The sum arises from an international direct dialing service that the providers offered between November 2008 and September 2012. The 900MHz concession agreement that covered this service expired in September 2015, and in May 2017 the Thai Arbitration Institute ruled that TOT must pay AIS its revenue share.
TOT attempted to petition this ruling but the CAC has now dismissed this challenge, giving TOT 30 days to pursue an appeal in Thailand’s Supreme Administrative Court.
AIS has recently emerged victorious from a number of long-running disputes, including another with TOT which the operators settled in September 2019 with an agreement that will see AIS leasing back TOT’s towers for the next ten years.
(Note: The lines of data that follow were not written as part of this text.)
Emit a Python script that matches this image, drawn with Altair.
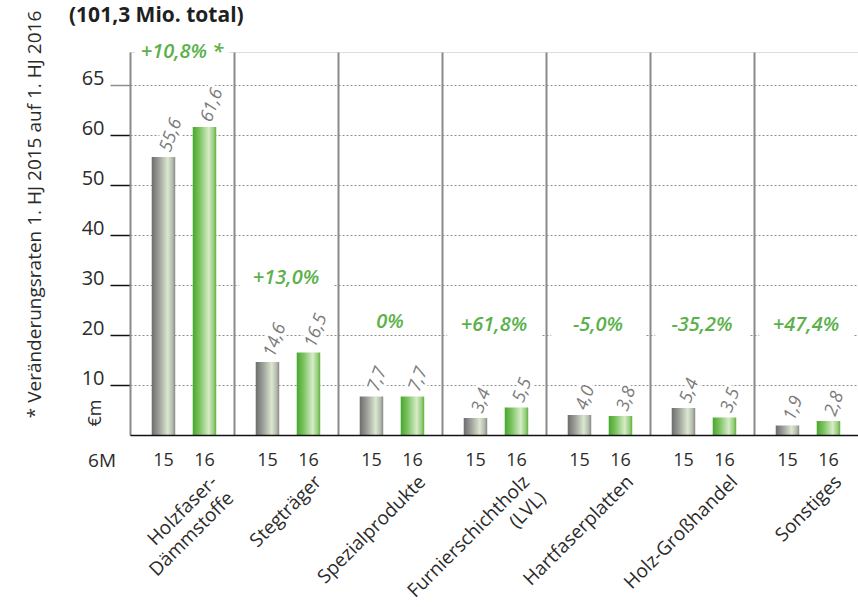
import altair as alt
import pandas as pd

# Umsatz je Geschäftsbereich, erstes Halbjahr 2015 vs. 2016 (Mio. €)
categories = [
    "Holzfaser-\nDämmstoffe",
    "Stegträger",
    "Spezialprodukte",
    "Furnierschichtholz\n(LVL)",
    "Hartfaserplatten",
    "Holz-Großhandel",
    "Sonstiges",
]
years = ["15", "16"]
values_15 = [55.6, 14.6, 7.7, 3.4, 4.0, 5.4, 1.9]
values_16 = [61.6, 16.5, 7.7, 5.5, 3.8, 3.5, 2.8]
changes = ["+10,8% *", "+13,0%", "0%", "+61,8%", "-5,0%", "-35,2%", "+47,4%"]

tick_values = [10, 20, 30, 40, 50, 60, 70]

FONT = "Open Sans"
GREEN_TEXT = "#5bb14b"
GREY_TEXT = "#7b7b7b"
DARK = "#2b2b2b"

W, H = 728, 383
Y_MAX = 76.6

rows = []
for c, a, b in zip(categories, values_15, values_16):
    for yr, v in zip(years, (a, b)):
        rows.append({"cat": c, "year": yr, "value": v,
                     "label": f"{v:.1f}".replace(".", ",")})
bars = pd.DataFrame(rows)

# change label sits above the taller bar of each pair
ann = pd.DataFrame({
    "cat": categories,
    "change": changes,
    "pos": [max(max(a, b) + 15, 22) for a, b in zip(values_15, values_16)],
})
ann["lo"] = ann["pos"] - 2.2
ann["hi"] = ann["pos"] + 2.2

x_enc = alt.X(
    "cat:N",
    sort=categories,
    scale=alt.Scale(paddingInner=0, paddingOuter=0),
    axis=alt.Axis(
        title=None,
        orient="bottom",
        grid=True,
        gridColor="#8a8a8a",
        gridWidth=2,
        bandPosition=0,
        ticks=False,
        domain=True,
        domainColor="#111111",
        domainWidth=1.5,
        labelAngle=-45,
        labelAlign="right",
        labelBaseline="top",
        labelPadding=37,
        labelOffset=26,
        labelFont=FONT,
        labelFontSize=19,
        labelColor=DARK,
        labelLineHeight=23,
        labelOverlap=False,
        labelBound=False,
        labelExpr="split(datum.label, '\\n')",
        zindex=1,
    ),
)
xoff_enc = alt.XOffset(
    "year:N",
    scale=alt.Scale(domain=years, paddingInner=0.4268, paddingOuter=0.4817, align=0.55),
)
y_scale = alt.Scale(domain=[0, Y_MAX], nice=False, zero=True)
y_enc = alt.Y(
    "value:Q",
    scale=y_scale,
    axis=alt.Axis(
        values=tick_values,
        labelExpr="datum.value == 70 ? '65' : datum.label",
        grid=True,
        gridColor="#8f8f8f",
        gridDash=[2, 2],
        gridWidth=1,
        domain=False,
        tickSize=20,
        tickWidth=1.5,
        tickColor={"condition": {"test": "datum.value == 70", "value": "#8f8f8f"},
                   "value": "#111111"},
        labelFont=FONT,
        labelFontSize=20,
        labelColor=DARK,
        labelPadding=6,
        labelBaseline="alphabetic",
        labelOffset=-1,
        title="* Veränderungsraten 1. HJ 2015 auf 1. HJ 2016",
        titleFont=FONT,
        titleFontSize=19,
        titleFontWeight="normal",
        titleColor=DARK,
        titleAngle=270,
        titleAlign="center",
        titleBaseline="middle",
        titleX=-96,
        titleY=162,
    ),
)


def gradient(stops):
    return alt.LinearGradient(
        gradient="linear",
        stops=[alt.GradientStop(offset=o, color=c) for o, c in stops],
        x1=0, x2=1, y1=0, y2=0,
    )


grey_fill = gradient([(0, "#6c6c6c"), (0.3, "#9c9e99"), (0.68, "#dbe7cf"),
                      (0.88, "#b5bcae"), (1, "#888888")])
green_fill = gradient([(0, "#48a82a"), (0.3, "#7dc363"), (0.68, "#d6ecc8"),
                       (0.88, "#98cf7e"), (1, "#5db33e")])

base = alt.Chart(bars)

bar15 = base.transform_filter("datum.year == '15'").mark_bar(color=grey_fill).encode(
    x=x_enc, xOffset=xoff_enc, y=y_enc)
bar16 = base.transform_filter("datum.year == '16'").mark_bar(color=green_fill).encode(
    x=x_enc, xOffset=xoff_enc, y=y_enc)

value_style = dict(angle=290, align="left", baseline="middle", dx=6,
                   font=FONT, fontSize=18, fontStyle="italic")
value_halo = base.mark_text(stroke="white", strokeWidth=6, color="white",
                            **value_style).encode(
    x=x_enc, xOffset=xoff_enc, y=y_enc, text="label:N")
value_text = base.mark_text(color=GREY_TEXT, **value_style).encode(
    x=x_enc, xOffset=xoff_enc, y=y_enc, text="label:N")

change_box = alt.Chart(ann).mark_bar(color="white", width=alt.RelativeBandSize(0.9)).encode(
    x=x_enc, y=alt.Y("lo:Q", scale=y_scale), y2="hi:Q")
change_text = alt.Chart(ann).mark_text(
    font=FONT, fontSize=20, fontStyle="italic", fontWeight=600, color=GREEN_TEXT,
    baseline="middle",
).encode(x=x_enc, y=alt.Y("pos:Q", scale=y_scale), text="change:N")

year_text = base.mark_text(font=FONT, fontSize=18, color=DARK, baseline="middle").encode(
    x=x_enc, xOffset=xoff_enc, y=alt.value(H + 26), text="year:N")

unit_text = alt.Chart(pd.DataFrame({"t": ["€m"]})).mark_text(
    font=FONT, fontSize=18, color=DARK, angle=270, baseline="middle",
).encode(x=alt.value(-34), y=alt.value(H - 22), text="t:N")
period_text = alt.Chart(pd.DataFrame({"t": ["6M"]})).mark_text(
    font=FONT, fontSize=19, color=DARK, baseline="middle",
).encode(x=alt.value(-28), y=alt.value(H + 26), text="t:N")

heading = alt.Chart(pd.DataFrame({"t": ["(101,3 Mio. total)"]})).mark_text(
    font=FONT, fontSize=21, fontWeight="bold", color="#1f1f1f",
    align="left", baseline="alphabetic",
).encode(x=alt.value(-61), y=alt.value(-30), text="t:N")

chart = alt.layer(
    bar15, bar16, value_halo, value_text, change_box, change_text,
    year_text, unit_text, period_text, heading,
).properties(
    width=W,
    height=H,
    autosize=alt.AutoSizeParams(type="none"),
    padding={"left": 130, "top": 52, "right": 0, "bottom": 172},
).configure_view(stroke=None).configure(background="white")

chart.save("out.html", embed_options={"renderer": "svg", "actions": False})
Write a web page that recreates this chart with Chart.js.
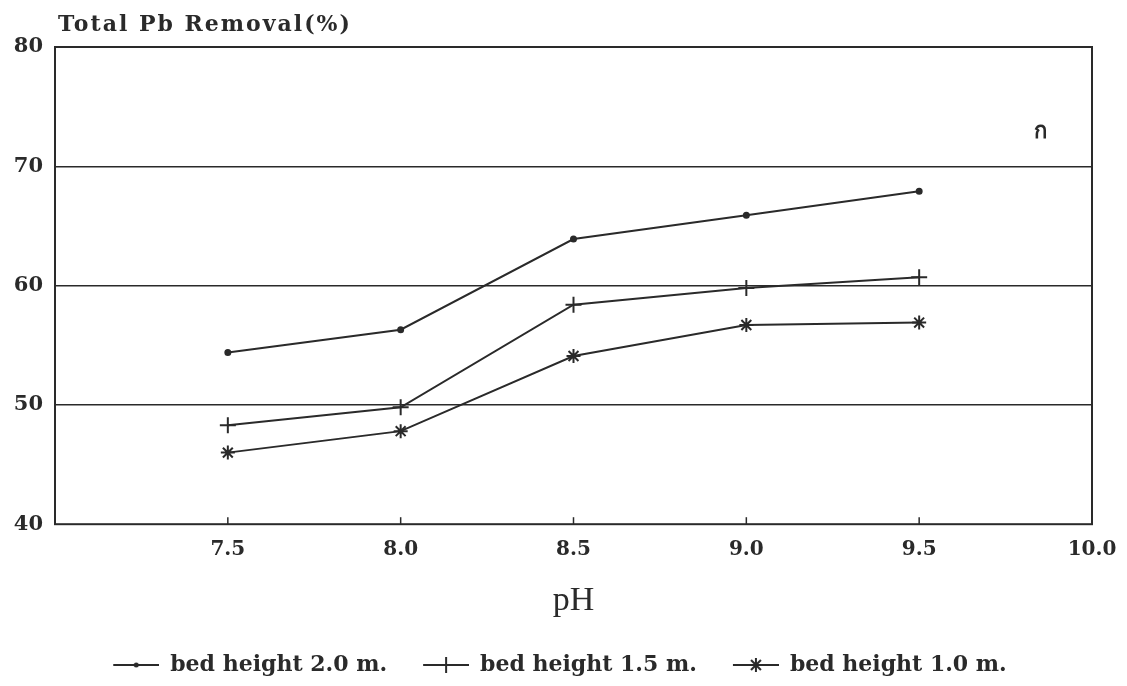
<!DOCTYPE html>
<html>
<head>
<meta charset="utf-8">
<script src="https://cdn.jsdelivr.net/npm/chart.js@4"></script>
<style>
  html, body { margin: 0; padding: 0; background: #fff; }
  #wrap { width: 1127px; height: 686px; }
</style>
</head>
<body>
<div id="wrap"><canvas id="chart" width="1127" height="686"></canvas></div>
<script>
// pH values on the x axis
const phValues = [7.5, 8.0, 8.5, 9.0, 9.5];

// Total Pb removal (%) for each bed height
const bed20 = [54.4, 56.3, 63.9, 65.9, 67.9];
const bed15 = [48.3, 49.8, 58.4, 59.8, 60.7];
const bed10 = [46.0, 47.8, 54.1, 56.7, 56.9];

const seriesLabels = ["bed height 2.0 m.", "bed height 1.5 m.", "bed height 1.0 m."];
const yTicks = [40, 50, 60, 70, 80];
const xTicks = [7.5, 8.0, 8.5, 9.0, 9.5, 10.0];

const ink = "#2a2a2a";
const serif = "'DejaVu Serif', 'Liberation Serif', serif";

const toPoints = (vals) => vals.map((v, i) => ({ x: phValues[i], y: v }));

// legend sample: short line with the marker in the middle
// (blank strip on the left keeps the items apart)
function legendSample(style) {
  const c = document.createElement("canvas");
  c.width = 74;
  c.height = 22;
  const g = c.getContext("2d");
  g.strokeStyle = ink;
  g.fillStyle = ink;
  g.lineWidth = 2;
  g.beginPath();
  g.moveTo(28, 11);
  g.lineTo(74, 11);
  g.stroke();
  const cx = 51, cy = 11;
  if (style === "dot") {
    g.beginPath();
    g.arc(cx, cy, 2.5, 0, Math.PI * 2);
    g.fill();
  } else if (style === "cross") {
    g.beginPath();
    g.moveTo(cx, cy - 8);
    g.lineTo(cx, cy + 8);
    g.stroke();
  } else {
    for (let k = 0; k < 4; k++) {
      const a = (k * Math.PI) / 4;
      g.beginPath();
      g.moveTo(cx - 7 * Math.cos(a), cy - 7 * Math.sin(a));
      g.lineTo(cx + 7 * Math.cos(a), cy + 7 * Math.sin(a));
      g.stroke();
    }
  }
  return c;
}
const samples = [legendSample("dot"), legendSample("cross"), legendSample("star")];

// box, inward x ticks, title and the small Thai mark
const framePlugin = {
  id: "frame",
  afterDraw(chart) {
    const { ctx, chartArea: a, scales } = chart;
    ctx.save();
    ctx.strokeStyle = ink;
    ctx.lineWidth = 2;
    ctx.strokeRect(a.left, a.top, a.right - a.left, a.bottom - a.top);
    ctx.lineWidth = 1.5;
    xTicks.forEach((t) => {
      if (t >= scales.x.max) return;
      const px = scales.x.getPixelForValue(t);
      ctx.beginPath();
      ctx.moveTo(px, a.bottom);
      ctx.lineTo(px, a.bottom - 7);
      ctx.stroke();
    });
    ctx.fillStyle = ink;
    ctx.font = "bold 22px " + serif;
    ctx.letterSpacing = "2px";
    ctx.textBaseline = "alphabetic";
    ctx.textAlign = "left";
    ctx.fillText("Total Pb Removal(%)", a.left + 3, 31);
    ctx.letterSpacing = "0px";
    ctx.font = "bold 22px 'DejaVu Sans', 'Noto Sans', sans-serif";
    ctx.textAlign = "center";
    ctx.fillText("ก", scales.x.getPixelForValue(9.85), scales.y.getPixelForValue(72.4));
    ctx.restore();
  },
};

const markerStyles = ["circle", "cross", "star"];
const markerRadius = [2.5, 8, 7];

new Chart(document.getElementById("chart"), {
  type: "line",
  data: {
    datasets: [bed20, bed15, bed10].map((vals, i) => ({
      label: seriesLabels[i],
      data: toPoints(vals),
      borderColor: ink,
      backgroundColor: ink,
      borderWidth: 2,
      pointStyle: markerStyles[i],
      pointRadius: markerRadius[i],
      pointBorderWidth: 2,
      pointBorderColor: ink,
      pointBackgroundColor: ink,
      tension: 0,
    })),
  },
  options: {
    responsive: false,
    animation: false,
    layout: { padding: { top: 47, left: 0, right: 35, bottom: 0 } },
    scales: {
      x: {
        type: "linear",
        min: 7,
        max: 10,
        afterBuildTicks: (s) => { s.ticks = xTicks.map((v) => ({ value: v })); },
        afterFit: (s) => { s.paddingRight = 0; s.paddingLeft = 0; },
        ticks: {
          color: ink,
          font: { family: serif, size: 20, weight: "bold" },
          padding: 14,
          maxRotation: 0,
          callback: (v) => Number(v).toFixed(1),
        },
        grid: { display: false, drawTicks: false },
        border: { display: false },
        title: {
          display: true,
          text: "pH",
          color: ink,
          font: { family: "'Liberation Serif', serif", size: 34 },
          padding: { top: 4, bottom: 25 },
        },
      },
      y: {
        min: 40,
        max: 80,
        afterBuildTicks: (s) => { s.ticks = yTicks.map((v) => ({ value: v })); },
        afterFit: (s) => { s.width = 55; },
        ticks: {
          color: ink,
          font: { family: serif, size: 21, weight: "bold" },
          padding: 12,
        },
        grid: {
          drawTicks: false,
          color: ink,
          lineWidth: (c) => (c.tick && c.tick.value > 40 && c.tick.value < 80 ? 1.5 : 0),
        },
        border: { display: false },
      },
    },
    plugins: {
      legend: {
        position: "bottom",
        labels: {
          usePointStyle: true,
          pointStyleWidth: 74,
          color: ink,
          font: { family: serif, size: 22, weight: "bold" },
          padding: 8,
          generateLabels: (chart) =>
            chart.data.datasets.map((d, i) => ({
              text: d.label,
              pointStyle: samples[i],
              fontColor: ink,
              strokeStyle: ink,
              fillStyle: ink,
              lineWidth: 0,
              hidden: false,
              datasetIndex: i,
            })),
        },
      },
      tooltip: { enabled: false },
    },
  },
  plugins: [framePlugin],
});
</script>
</body>
</html>
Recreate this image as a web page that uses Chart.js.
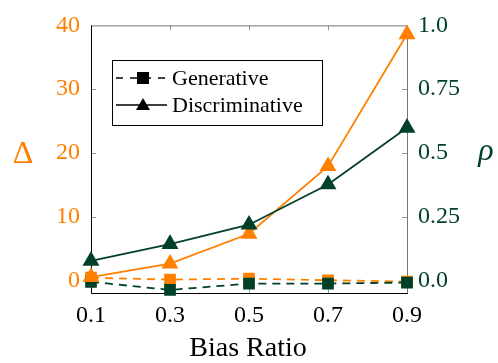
<!DOCTYPE html>
<html>
<head>
<meta charset="utf-8">
<script src="https://cdn.jsdelivr.net/npm/chart.js@4"></script>
<style>
  html, body { margin: 0; padding: 0; background: #fff; }
</style>
</head>
<body>
<canvas id="myChart" width="498" height="363"></canvas>
<script>
// data
const biasRatio = [0.1, 0.3, 0.5, 0.7, 0.9];
const deltaGenerative = [0.4, 0.1, 0.25, 0.0, -0.2];
const deltaDiscriminative = [0.5, 2.6, 7.3, 17.9, 38.6];
const rhoGenerative = [-0.006, -0.038, -0.013, -0.013, -0.009];
const rhoDiscriminative = [0.076, 0.142, 0.218, 0.376, 0.598];
const xTicks = [0.1, 0.3, 0.5, 0.7, 0.9];
const deltaTicks = [0, 10, 20, 30, 40];
const rhoTicks = [0, 0.25, 0.5, 0.75, 1.0];
const rhoTickLabels = ['0.0', '0.25', '0.5', '0.75', '1.0'];

const ORANGE = 'rgb(255,128,0)';
const GREEN = 'rgb(0,64,40)';
const SERIF = '"Liberation Serif", "DejaVu Serif", serif';

function pts(ys) {
    return biasRatio.map((x, i) => ({ x: x, y: ys[i] }));
}

// frame, inner tick marks, legend and axis titles
const decor = {
    id: 'decor',
    beforeDatasetsDraw(chart) {
        const ctx = chart.ctx;
        const a = chart.chartArea;
        const s = chart.scales;
        ctx.save();
        ctx.lineWidth = 1;
        ctx.strokeStyle = '#999';
        ctx.beginPath();
        xTicks.slice(1, -1).forEach(v => {
            const x = Math.round(s.x.getPixelForValue(v)) + 0.5;
            ctx.moveTo(x, a.top); ctx.lineTo(x, a.top + 5);
            ctx.moveTo(x, a.bottom); ctx.lineTo(x, a.bottom - 5);
        });
        deltaTicks.slice(1, -1).forEach(v => {
            const y = Math.round(s.yL.getPixelForValue(v)) + 0.5;
            ctx.moveTo(a.left, y); ctx.lineTo(a.left + 5, y);
        });
        rhoTicks.slice(1, -1).forEach(v => {
            const y = Math.round(s.yR.getPixelForValue(v)) + 0.5;
            ctx.moveTo(a.right, y); ctx.lineTo(a.right - 5, y);
        });
        ctx.stroke();
        // top and right edges grey
        ctx.strokeStyle = '#777';
        ctx.beginPath();
        ctx.moveTo(a.left, a.top + 0.5); ctx.lineTo(a.right + 0.5, a.top + 0.5);
        ctx.lineTo(a.right + 0.5, a.bottom);
        ctx.stroke();
        // left and bottom edges black
        ctx.strokeStyle = '#000';
        ctx.beginPath();
        ctx.moveTo(a.left + 0.5, a.top); ctx.lineTo(a.left + 0.5, a.bottom + 0.5);
        ctx.lineTo(a.right + 1, a.bottom + 0.5);
        ctx.stroke();
        ctx.restore();
    },
    afterDatasetsDraw(chart) {
        const ctx = chart.ctx;
        ctx.save();
        // legend box
        const bx = 112, by = 60, bw = 210, bh = 65;
        ctx.fillStyle = '#fff';
        ctx.fillRect(bx, by, bw, bh);
        ctx.strokeStyle = '#000';
        ctx.lineWidth = 1;
        ctx.strokeRect(bx + 0.5, by + 0.5, bw, bh);
        const rows = [
            { label: 'Generative', dash: [7, 7], marker: 'rect', y: by + 18 },
            { label: 'Discriminative', dash: [], marker: 'triangle', y: by + 45 }
        ];
        rows.forEach(r => {
            ctx.strokeStyle = '#000';
            ctx.lineWidth = 1.6;
            ctx.setLineDash(r.dash);
            ctx.beginPath();
            ctx.moveTo(bx + 4, r.y); ctx.lineTo(bx + 55, r.y);
            ctx.stroke();
            ctx.setLineDash([]);
            ctx.fillStyle = '#000';
            const cx = bx + 31;
            if (r.marker === 'rect') {
                ctx.fillRect(cx - 6, r.y - 6, 12, 12);
            } else {
                ctx.beginPath();
                ctx.moveTo(cx, r.y - 7); ctx.lineTo(cx + 7, r.y + 5); ctx.lineTo(cx - 7, r.y + 5);
                ctx.closePath(); ctx.fill();
            }
            ctx.font = '22px ' + SERIF;
            ctx.textBaseline = 'middle';
            ctx.textAlign = 'left';
            ctx.fillText(r.label, bx + 60, r.y + 1);
        });
        // axis titles
        ctx.textAlign = 'center';
        ctx.textBaseline = 'middle';
        ctx.fillStyle = ORANGE;
        ctx.font = '32px ' + SERIF;
        ctx.fillText('\u0394', 23, 155);
        ctx.fillStyle = GREEN;
        ctx.font = 'italic 32px ' + SERIF;
        ctx.fillText('\u03C1', 486, 152);
        ctx.fillStyle = '#000';
        ctx.font = '28px ' + SERIF;
        ctx.fillText('Bias Ratio', 248, 349);
        ctx.restore();
    }
};

const ctx = document.getElementById('myChart').getContext('2d');
const myChart = new Chart(ctx, {
    type: 'line',
    data: {
        datasets: [
            {
                label: 'Generative \u0394',
                data: pts(deltaGenerative),
                yAxisID: 'yL',
                borderColor: ORANGE,
                backgroundColor: ORANGE,
                borderDash: [8, 6],
                borderWidth: 1.8,
                pointStyle: 'rect',
                pointRadius: 7,
                order: 4
            },
            {
                label: 'Discriminative \u0394',
                data: pts(deltaDiscriminative),
                yAxisID: 'yL',
                borderColor: ORANGE,
                backgroundColor: ORANGE,
                borderWidth: 1.8,
                pointStyle: 'triangle',
                pointRadius: 8,
                order: 2
            },
            {
                label: 'Generative \u03C1',
                data: pts(rhoGenerative),
                yAxisID: 'yR',
                borderColor: GREEN,
                backgroundColor: GREEN,
                borderDash: [8, 6],
                borderWidth: 1.8,
                pointStyle: 'rect',
                pointRadius: 7,
                order: 3
            },
            {
                label: 'Discriminative \u03C1',
                data: pts(rhoDiscriminative),
                yAxisID: 'yR',
                borderColor: GREEN,
                backgroundColor: GREEN,
                borderWidth: 1.8,
                pointStyle: 'triangle',
                pointRadius: 8,
                order: 1
            }
        ]
    },
    options: {
        responsive: false,
        animation: false,
        devicePixelRatio: 1,
        clip: false,
        layout: { padding: { top: 17, left: 0, right: 0, bottom: 0 } },
        plugins: { legend: { display: false }, tooltip: { enabled: false } },
        elements: { line: { tension: 0 } },
        scales: {
            x: {
                type: 'linear',
                min: 0.1,
                max: 0.9,
                grid: { display: false, drawTicks: false },
                border: { display: false },
                afterBuildTicks: s => { s.ticks = xTicks.map(v => ({ value: v })); },
                afterFit: s => { s.height = 70; },
                ticks: {
                    padding: 8,
                    color: '#000',
                    font: { family: SERIF, size: 24 },
                    callback: v => v.toFixed(1)
                }
            },
            yL: {
                type: 'linear',
                position: 'left',
                min: -2,
                max: 40,
                grid: { display: false, drawTicks: false },
                border: { display: false },
                afterBuildTicks: s => { s.ticks = deltaTicks.map(v => ({ value: v })); },
                afterFit: s => { s.width = 91; },
                ticks: {
                    padding: 11,
                    color: ORANGE,
                    font: { family: SERIF, size: 24 }
                }
            },
            yR: {
                type: 'linear',
                position: 'right',
                min: -0.05,
                max: 1.0,
                grid: { display: false, drawTicks: false },
                border: { display: false },
                afterBuildTicks: s => { s.ticks = rhoTicks.map(v => ({ value: v })); },
                afterFit: s => { s.width = 91; },
                ticks: {
                    padding: 11,
                    color: GREEN,
                    font: { family: SERIF, size: 24 },
                    callback: (v) => rhoTickLabels[rhoTicks.indexOf(v)]
                }
            }
        }
    },
    plugins: [decor]
});
</script>
</body>
</html>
Earlier this month, AIS won another case against state-owned CAT Telecom after the Arbitration Committee ruled that AIS subsidiary Digital Phone did not need to compensate CAT following the expiration of their concession agreement. However, while AIS was quick to claim victory, CAT still has 90 days to petition the committee’s ruling.
CAT opened the case in January 2018, demanding that Digital Phone transfer the ownership of an infrastructure holding including a call centre system and 4,657 towers, as well as claiming compensation of THB13.4 billion ($445.9 million) plus THB116 million per month for interest and lost opportunity.